Of the three, Glen Hardy has served the longest. He has occupied a seat on a local culinary water board for around 42 years now. His service began well over a decade before the MVWD was even formed; when there were two separate water companies serving the Moapa Valley: one in Logandale and another in Overton.

When Hardy began his service on the Logandale water board there were only about 375 water customers valley-wide. A small, rickety, eight-inch pipeline had only recently been built to convey spring water from Warm Springs down to the lower valley. Back then, the source of that water was just a single small spring, bubbling onto a one-acre parcel which had been donated to the community for that purpose.

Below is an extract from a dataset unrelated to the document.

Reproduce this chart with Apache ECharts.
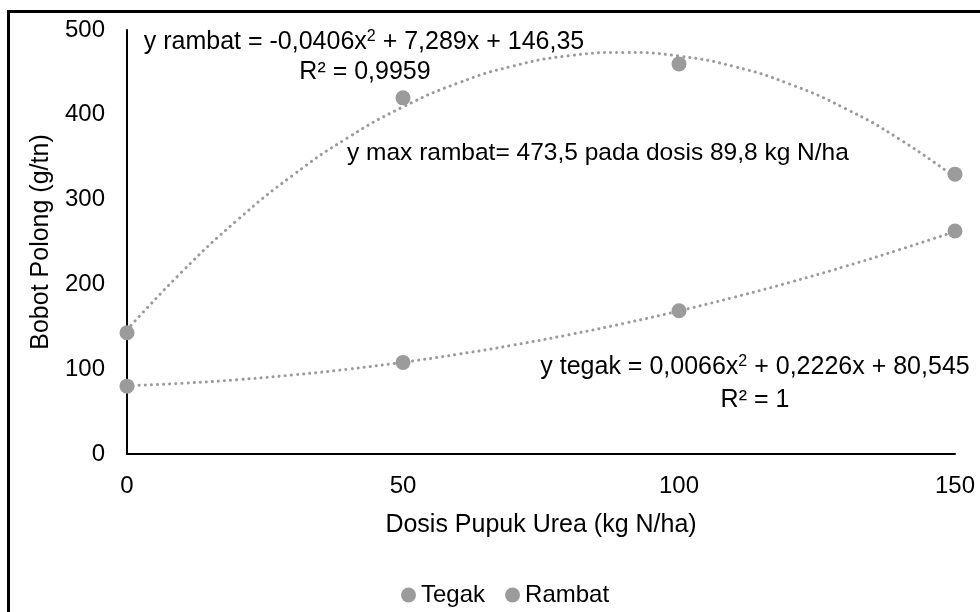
<!DOCTYPE html>
<html>
<head>
<meta charset="utf-8">
<script src="https://cdn.jsdelivr.net/npm/echarts@6/dist/echarts.min.js"></script>
<style>html,body{margin:0;padding:0;background:#fff}#c{width:980px;height:612px}</style>
</head>
<body>
<div id="c"></div>
<script>
// Data
var doses = [0, 50, 100, 150];
var tegak = [80, 108, 169, 263];
var rambat = [143, 420, 460, 330];
// Trendlines at regular dose steps
var trendX = [0, 10, 20, 30, 40, 50, 60, 70, 80, 90, 100, 110, 120, 130, 140, 150];
var trendTegak = [80.5, 83.4, 87.6, 93.2, 100.0, 108.2, 117.7, 128.5, 140.6, 154.0, 168.8, 184.9, 202.3, 221.0, 241.1, 262.4];
var trendRambat = [146.4, 215.2, 275.9, 328.5, 373.0, 409.3, 437.5, 457.6, 469.6, 473.5, 469.3, 456.9, 436.4, 407.8, 371.1, 326.2];
var xTicks = [0, 50, 100, 150];
var yTicks = [0, 100, 200, 300, 400, 500];

var FONT = '"Liberation Sans", Arial, sans-serif';
var GRAY = '#9b9b9b';
function pairs(xs, ys){ return xs.map(function(x,i){ return [x, ys[i]]; }); }

var chart = echarts.init(document.getElementById('c'), null, {renderer:'canvas'});
var supRich = {
  n: {fontFamily: FONT, fontSize: 25, color: '#000'},
  s: {fontFamily: FONT, fontSize: 16, color: '#000', verticalAlign: 'top', padding: [0,0,11,0]}
};
chart.setOption({
  animation: false,
  backgroundColor: '#fff',
  textStyle: {fontFamily: FONT},
  grid: {left: 127, right: 25, top: 30, bottom: 158},
  legend: {
    data: ['Tegak', 'Rambat'],
    left: 396, top: 578,
    icon: 'circle', itemWidth: 15, itemHeight: 15, itemGap: 20,
    textStyle: {fontFamily: FONT, fontSize: 24, color: '#000'}
  },
  xAxis: {
    type: 'value', min: 0, max: 150, interval: 50,
    name: 'Dosis Pupuk Urea (kg N/ha)', nameLocation: 'middle', nameGap: 59,
    nameTextStyle: {fontFamily: FONT, fontSize: 25, color: '#000'},
    axisLine: {lineStyle: {color: '#000', width: 2}},
    axisTick: {show: false}, splitLine: {show: false},
    axisLabel: {fontFamily: FONT, fontSize: 24, color: '#000', margin: 20,
      formatter: function(v){ return xTicks.indexOf(v) >= 0 ? String(v) : ''; }}
  },
  yAxis: {
    type: 'value', min: 0, max: 500, interval: 100,
    name: 'Bobot Polong (g/tn)', nameLocation: 'middle', nameGap: 72,
    nameTextStyle: {fontFamily: FONT, fontSize: 25, color: '#000'},
    axisLine: {show: true, lineStyle: {color: '#000', width: 2}},
    axisTick: {show: false}, splitLine: {show: false},
    axisLabel: {fontFamily: FONT, fontSize: 24, color: '#000', margin: 22,
      formatter: function(v){ return yTicks.indexOf(v) >= 0 ? String(v) : ''; }}
  },
  series: [
    {name: 'trendTegak', type: 'line', smooth: true, showSymbol: false, silent: true,
      data: pairs(trendX, trendTegak), z: 1,
      lineStyle: {color: GRAY, width: 3, type: [0.1, 6], cap: 'round'}},
    {name: 'trendRambat', type: 'line', smooth: true, showSymbol: false, silent: true,
      data: pairs(trendX, trendRambat), z: 1,
      lineStyle: {color: GRAY, width: 3, type: [0.1, 6], cap: 'round'}},
    {name: 'Tegak', type: 'scatter', data: pairs(doses, tegak), symbolSize: 15, z: 3,
      itemStyle: {color: GRAY, opacity: 1}},
    {name: 'Rambat', type: 'scatter', data: pairs(doses, rambat), symbolSize: 15, z: 3,
      itemStyle: {color: GRAY, opacity: 1}}
  ],
  graphic: [
    {type: 'rect', shape: {x: 8.5, y: 11.5, width: 1100, height: 800}, silent: true,
      style: {fill: null, stroke: '#000', lineWidth: 3}, z: 100},
    {type: 'text', x: 364, y: 42, style: {
      text: '{n|y rambat = -0,0406x}{s|2}{n| + 7,289x + 146,35}',
      rich: supRich, align: 'center', verticalAlign: 'middle'}},
    {type: 'text', x: 365, y: 72, style: {text: 'R² = 0,9959', fontFamily: FONT, fontSize: 25,
      fill: '#000', align: 'center', verticalAlign: 'middle'}},
    {type: 'text', x: 347, y: 153, style: {text: 'y max rambat= 473,5 pada dosis 89,8 kg N/ha',
      fontFamily: FONT, fontSize: 24.5, fill: '#000', align: 'left', verticalAlign: 'middle'}},
    {type: 'text', x: 755, y: 367, style: {
      text: '{n|y tegak = 0,0066x}{s|2}{n| + 0,2226x + 80,545}',
      rich: supRich, align: 'center', verticalAlign: 'middle'}},
    {type: 'text', x: 755, y: 400, style: {text: 'R² = 1', fontFamily: FONT, fontSize: 25,
      fill: '#000', align: 'center', verticalAlign: 'middle'}}
  ]
});
</script>
</body>
</html>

It is remarkable that during Hardy’s 42 years of service, the number of households in the local service area has increased nearly 10 fold to more than 3,500. During his time on the board Hardy has helped oversee the acquisition of sufficient water resources, infrastructure, equipment, staff and economic wherewithal to adequately service that growth.

James Robison began his service on the Overton Water Company board over thirty years ago. This was only a short time before the two separate water entities merged to become the Moapa Valley Water District. Hardy and Robison are the only two remaining charter MVWD board members left serving on the board.

Since that merger in 1983, these two men have helped bring the MVWD from a small, backward operation; held together largely with spit and bailing wire, and run on a shoestring budget out of Jay Whipple’s Logandale home; to the important and influential force in regional water issues that it is today.

Guy Doty first joined the MVWD board a little over twelve years ago in 1998. Since that time, the community has seen its biggest growth boom in history, followed by the sharpest economic decline felt since the 1930s. Both ends of this spectrum, happening in such relatively quick succession, have brought unique challenges to the district. Doty and the other two veteran board members have had to work through all of these challenges and have met them head-on.

Hardy, Robison and Doty have each had a direct role to play in the laying of groundwork for the future of Moapa Valley. Sometimes their positions on the board have been unpopular and the resulting actions of the board have moved into rather controversial territorial. Nevertheless, over countless hours of unseen and largely unsung labor, these men have helped forge agreements and negotiate complex contracts that should ensure water resources will be supplied to this desert community well into the future.

In performing their many years of service, these three community leaders have not sought for recognition or acclaim. And, indeed, they have seldom gotten either. The work of the MVWD board is complicated and difficult for the general public to understand. Few in the community have paid much attention to it at all. Though the board positions are elected posts, and board member’s names are required to appear on the ballot each term, campaigns have often been conducted quietly and unassumingly. In fact, these three have frequently run unopposed; and perhaps, many times, continued to serve only because no one else would.

But the unsung nature of their service doesn’t make it less important. These men have faithfully filled difficult positions that have been fundamental and vital to the well being of the Moapa Valley community.

In the world of today, so many civic leaders seem to be in it for the fame and fortune. The prevailing question from many in the public sector often seems to be: What’s in it for me? Despite all of that, Hardy, Robison and Doty have stood apart as true public servants in the most honorable respect. Indeed, these men have typified that favorite phrase that always appeared on the desk of former President Ronald Reagan: “It is remarkable how far a man can go and how much he can accomplish when he doesn’t care who gets the credit.”

The Moapa Valley community owes a debt of gratitude to these three humble, unsung public servants for their countless hours of work on our behalf.